April 28, 2014

prefer emacs-in-terminal to emacs-with-native-ui

Filed under: Uncategorized — @ 12:00 a.m.
prefer emacs-in-terminal to emacs-with-native-ui

Until today, I was using Yamamoto Mitsuharu's emacs-mac-port which is highly customized for OS X. It's a beautiful integration featuring per-pixel scrolling, mapping of the command key to emacs-Meta, and some other things I can't think of nor do I miss too terribly now that I'm not using it1.

I've been using the shell from inside Emacs, and I've come to the conclusion that it's entirely unsuited for my purposes. It'd be really neat if shell-mode were usable for me, and perhaps it will become so at some point but I've determined that any shell implementation that doesn't do man pages well and correctly is an inadequate shell and I'll go elsewhere, thank you very much.

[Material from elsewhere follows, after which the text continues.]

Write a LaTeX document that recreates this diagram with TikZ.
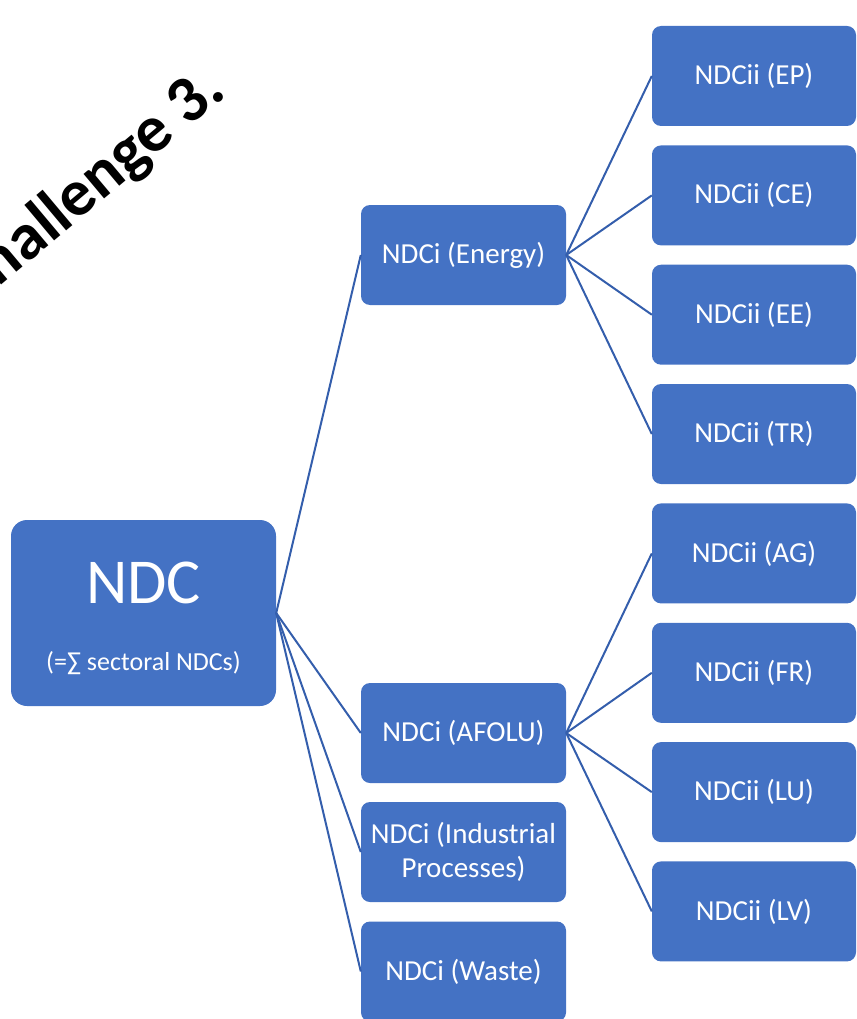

I strive for any combination of the following onto 1 screen, with 1-chord focus switching between the regions:

  • editor
  • test runner
  • shell
  • compiler

The list continues, but that's the general top of it.

My flow now is to run Emacs daemonized2 in iTerm 2 (an open-source OS X terminal), and use the 'panes' functionality to get that much-desired one-chord access to my test runner or shell or IRC client or another Emacs client with an important org-file in it…

Now I just need to wire the terminal up correctly so that my arrow keys are sent correctly over my mosh connection3.



Two finger swipes between buffers, with beautiful left/right animations including acceleration and whatnot. Gorgeous! Not terrifically useful for my flow, though.


This is definitely speed related. Sometime in the near future I'll need to profile my elisp so that it takes less than 6 seconds to boot Emacs the way I like it setup on an AWS t1.micro.

As a side note, running my full emacs config AND a Datomic transactor AND a Clojure webapp ALL on an t1.micro is just too much for the tiny little web instance to handle. Linux ends up randomly killing processes to get enough memory back


After #bitcoin-assets moved to the new voicing model, I didn't much feel like constantly authenticating with the Web of Trust bots and then the channel-operating bot, so I…installed Emacs 24 with all relevant dotfiles on my VPS and let it stay logged in for as long as my dirt-cheap hosting provider can keep it up and attached to the internet. This process actually kicked off my discontent with my old Emacs setup as I was now having to juggle the UI widgetry and the shell+Emacs commands in my poor, extremely limited brain!

Oh yeah, mosh. It's the most awesome thing ever - I've yet to need to restart my connection into the VPS in question or have it drop permanently. Mosh: say goodbye to broken pipes!